═══ Dataset extract ═══

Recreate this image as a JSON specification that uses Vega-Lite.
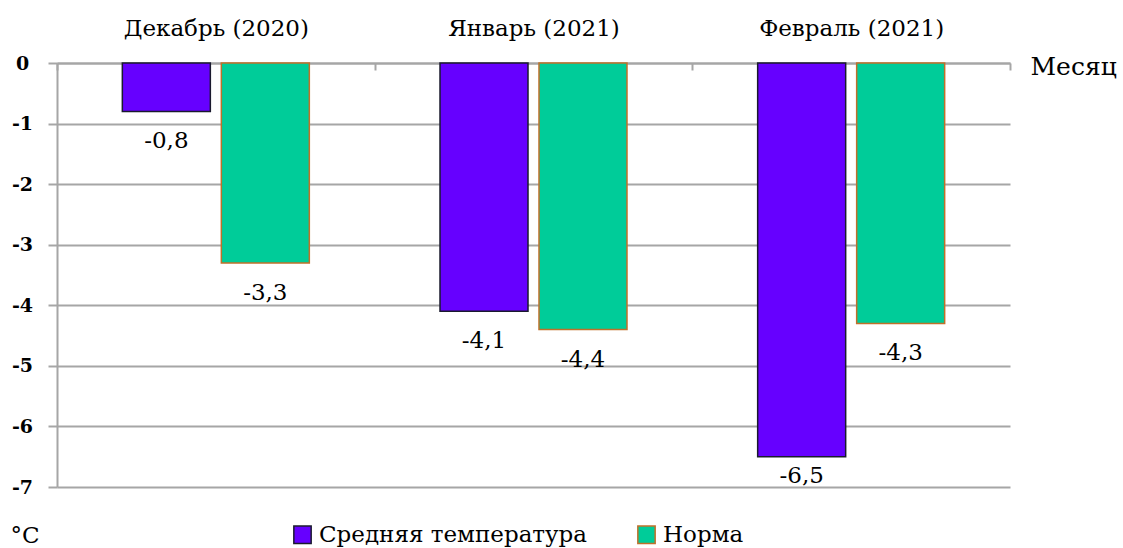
{
  "$schema": "https://vega.github.io/schema/vega-lite/v6.json",
  "autosize": {"type": "none"},
  "width": 953,
  "height": 424,
  "padding": {"left": 57, "top": 63, "right": 113, "bottom": 61},
  "background": "white",
  "config": {
    "view": {"stroke": null},
    "font": "DejaVu Serif"
  },
  "data": {
    "values": [
      {"month": "Декабрь (2020)", "series": "Средняя температура", "value": -0.8},
      {"month": "Декабрь (2020)", "series": "Норма", "value": -3.3},
      {"month": "Январь (2021)", "series": "Средняя температура", "value": -4.1},
      {"month": "Январь (2021)", "series": "Норма", "value": -4.4},
      {"month": "Февраль (2021)", "series": "Средняя температура", "value": -6.5},
      {"month": "Февраль (2021)", "series": "Норма", "value": -4.3}
    ]
  },
  "transform": [
    {"calculate": "'-' + replace(format(abs(datum.value), '.1f'), '.', ',')", "as": "label"}
  ],
  "encoding": {
    "x": {
      "field": "month",
      "type": "nominal",
      "sort": ["Декабрь (2020)", "Январь (2021)", "Февраль (2021)"],
      "scale": {"paddingInner": 0, "paddingOuter": 0},
      "axis": {
        "orient": "top",
        "title": "Месяц",
        "titleFont": "DejaVu Serif",
        "titleFontSize": 25,
        "titleFontWeight": "normal",
        "titleColor": "black",
        "titleAlign": "left",
        "titleBaseline": "middle",
        "titleX": 973,
        "titleY": 3,
        "labelFont": "DejaVu Serif",
        "labelFontSize": 23,
        "labelColor": "black",
        "labelAngle": 0,
        "labelPadding": 30,
        "labelLimit": 400,
        "tickBand": "extent",
        "tickSize": -7,
        "tickColor": "#a6a6a6",
        "tickWidth": 2,
        "domainColor": "#a6a6a6",
        "domainWidth": 2
      }
    },
    "xOffset": {
      "field": "series",
      "type": "nominal",
      "sort": ["Средняя температура", "Норма"],
      "scale": {"paddingInner": 0.111, "paddingOuter": 0.66}
    }
  },
  "layer": [
    {
      "mark": {"type": "bar", "strokeWidth": 1.5},
      "encoding": {
        "y": {
          "field": "value",
          "type": "quantitative",
          "scale": {"domain": [-7, 0], "nice": false},
          "axis": {
            "title": "°C",
            "titleAngle": 0,
            "titleFont": "DejaVu Serif",
            "titleFontSize": 23,
            "titleFontWeight": "normal",
            "titleColor": "black",
            "titleAlign": "left",
            "titleBaseline": "middle",
            "titleX": -47,
            "titleY": 472,
            "values": [0, -1, -2, -3, -4, -5, -6, -7],
            "labelExpr": "datum.value == 0 ? '0' : '-' + abs(datum.value)",
            "labelFont": "DejaVu Serif",
            "labelFontSize": 19,
            "labelFontWeight": "bold",
            "labelColor": "black",
            "labelAlign": "center",
            "labelBaseline": "middle",
            "labelPadding": 26,
            "tickSize": 9,
            "tickColor": "#a6a6a6",
            "tickWidth": 2,
            "domainColor": "#a6a6a6",
            "domainWidth": 2,
            "grid": true,
            "gridColor": "#a6a6a6",
            "gridWidth": 2
          }
        },
        "fill": {
          "field": "series",
          "type": "nominal",
          "sort": ["Средняя температура", "Норма"],
          "scale": {"domain": ["Средняя температура", "Норма"], "range": ["#6600ff", "#00cc99"]},
          "legend": {
            "title": null,
            "orient": "none",
            "legendX": 234,
            "legendY": 460,
            "direction": "horizontal",
            "symbolType": "square",
            "symbolSize": 300,
            "symbolStrokeWidth": 1.5,
            "symbolOpacity": 1,
            "labelFont": "DejaVu Serif",
            "labelFontSize": 23,
            "labelColor": "black",
            "labelOffset": 5,
            "columnPadding": 46,
            "labelLimit": 400
          }
        },
        "stroke": {
          "field": "series",
          "type": "nominal",
          "sort": ["Средняя температура", "Норма"],
          "scale": {"domain": ["Средняя температура", "Норма"], "range": ["#1a1a2e", "#c0702a"]},
          "legend": {
            "title": null,
            "orient": "none",
            "legendX": 234,
            "legendY": 460,
            "direction": "horizontal",
            "symbolType": "square",
            "symbolSize": 300,
            "symbolStrokeWidth": 1.5,
            "labelFont": "DejaVu Serif",
            "labelFontSize": 23,
            "labelColor": "black",
            "labelOffset": 5,
            "columnPadding": 46,
            "labelLimit": 400
          }
        }
      }
    },
    {
      "transform": [{"filter": "datum.value >= -6"}],
      "mark": {"type": "text", "baseline": "middle", "align": "center", "dy": 30, "fontSize": 23, "color": "black", "font": "DejaVu Serif"},
      "encoding": {
        "y": {"field": "value", "type": "quantitative"},
        "text": {"field": "label"}
      }
    },
    {
      "transform": [{"filter": "datum.value < -6"}],
      "mark": {"type": "text", "baseline": "middle", "align": "center", "dy": 19, "fontSize": 23, "color": "black", "font": "DejaVu Serif"},
      "encoding": {
        "y": {"field": "value", "type": "quantitative"},
        "text": {"field": "label"}
      }
    }
  ]
}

═══

Give back the whole listing as it stands, minus its pictures.

Recreate this image as a JSON specification that uses Vega-Lite.
{
  "$schema": "https://vega.github.io/schema/vega-lite/v6.json",
  "autosize": {"type": "none"},
  "width": 953,
  "height": 424,
  "padding": {"left": 57, "top": 63, "right": 113, "bottom": 61},
  "background": "white",
  "config": {
    "view": {"stroke": null},
    "font": "DejaVu Serif"
  },
  "data": {
    "values": [
      {"month": "Декабрь (2020)", "series": "Средняя температура", "value": -0.8},
      {"month": "Декабрь (2020)", "series": "Норма", "value": -3.3},
      {"month": "Январь (2021)", "series": "Средняя температура", "value": -4.1},
      {"month": "Январь (2021)", "series": "Норма", "value": -4.4},
      {"month": "Февраль (2021)", "series": "Средняя температура", "value": -6.5},
      {"month": "Февраль (2021)", "series": "Норма", "value": -4.3}
    ]
  },
  "transform": [
    {"calculate": "'-' + replace(format(abs(datum.value), '.1f'), '.', ',')", "as": "label"}
  ],
  "encoding": {
    "x": {
      "field": "month",
      "type": "nominal",
      "sort": ["Декабрь (2020)", "Январь (2021)", "Февраль (2021)"],
      "scale": {"paddingInner": 0, "paddingOuter": 0},
      "axis": {
        "orient": "top",
        "title": "Месяц",
        "titleFont": "DejaVu Serif",
        "titleFontSize": 25,
        "titleFontWeight": "normal",
        "titleColor": "black",
        "titleAlign": "left",
        "titleBaseline": "middle",
        "titleX": 973,
        "titleY": 3,
        "labelFont": "DejaVu Serif",
        "labelFontSize": 23,
        "labelColor": "black",
        "labelAngle": 0,
        "labelPadding": 30,
        "labelLimit": 400,
        "tickBand": "extent",
        "tickSize": -7,
        "tickColor": "#a6a6a6",
        "tickWidth": 2,
        "domainColor": "#a6a6a6",
        "domainWidth": 2
      }
    },
    "xOffset": {
      "field": "series",
      "type": "nominal",
      "sort": ["Средняя температура", "Норма"],
      "scale": {"paddingInner": 0.111, "paddingOuter": 0.66}
    }
  },
  "layer": [
    {
      "mark": {"type": "bar", "strokeWidth": 1.5},
      "encoding": {
        "y": {
          "field": "value",
          "type": "quantitative",
          "scale": {"domain": [-7, 0], "nice": false},
          "axis": {
            "title": "°C",
            "titleAngle": 0,
            "titleFont": "DejaVu Serif",
            "titleFontSize": 23,
            "titleFontWeight": "normal",
            "titleColor": "black",
            "titleAlign": "left",
            "titleBaseline": "middle",
            "titleX": -47,
            "titleY": 472,
            "values": [0, -1, -2, -3, -4, -5, -6, -7],
            "labelExpr": "datum.value == 0 ? '0' : '-' + abs(datum.value)",
            "labelFont": "DejaVu Serif",
            "labelFontSize": 19,
            "labelFontWeight": "bold",
            "labelColor": "black",
            "labelAlign": "center",
            "labelBaseline": "middle",
            "labelPadding": 26,
            "tickSize": 9,
            "tickColor": "#a6a6a6",
            "tickWidth": 2,
            "domainColor": "#a6a6a6",
            "domainWidth": 2,
            "grid": true,
            "gridColor": "#a6a6a6",
            "gridWidth": 2
          }
        },
        "fill": {
          "field": "series",
          "type": "nominal",
          "sort": ["Средняя температура", "Норма"],
          "scale": {"domain": ["Средняя температура", "Норма"], "range": ["#6600ff", "#00cc99"]},
          "legend": {
            "title": null,
            "orient": "none",
            "legendX": 234,
            "legendY": 460,
            "direction": "horizontal",
            "symbolType": "square",
            "symbolSize": 300,
            "symbolStrokeWidth": 1.5,
            "symbolOpacity": 1,
            "labelFont": "DejaVu Serif",
            "labelFontSize": 23,
            "labelColor": "black",
            "labelOffset": 5,
            "columnPadding": 46,
            "labelLimit": 400
          }
        },
        "stroke": {
          "field": "series",
          "type": "nominal",
          "sort": ["Средняя температура", "Норма"],
          "scale": {"domain": ["Средняя температура", "Норма"], "range": ["#1a1a2e", "#c0702a"]},
          "legend": {
            "title": null,
            "orient": "none",
            "legendX": 234,
            "legendY": 460,
            "direction": "horizontal",
            "symbolType": "square",
            "symbolSize": 300,
            "symbolStrokeWidth": 1.5,
            "labelFont": "DejaVu Serif",
            "labelFontSize": 23,
            "labelColor": "black",
            "labelOffset": 5,
            "columnPadding": 46,
            "labelLimit": 400
          }
        }
      }
    },
    {
      "transform": [{"filter": "datum.value >= -6"}],
      "mark": {"type": "text", "baseline": "middle", "align": "center", "dy": 30, "fontSize": 23, "color": "black", "font": "DejaVu Serif"},
      "encoding": {
        "y": {"field": "value", "type": "quantitative"},
        "text": {"field": "label"}
      }
    },
    {
      "transform": [{"filter": "datum.value < -6"}],
      "mark": {"type": "text", "baseline": "middle", "align": "center", "dy": 19, "fontSize": 23, "color": "black", "font": "DejaVu Serif"},
      "encoding": {
        "y": {"field": "value", "type": "quantitative"},
        "text": {"field": "label"}
      }
    }
  ]
}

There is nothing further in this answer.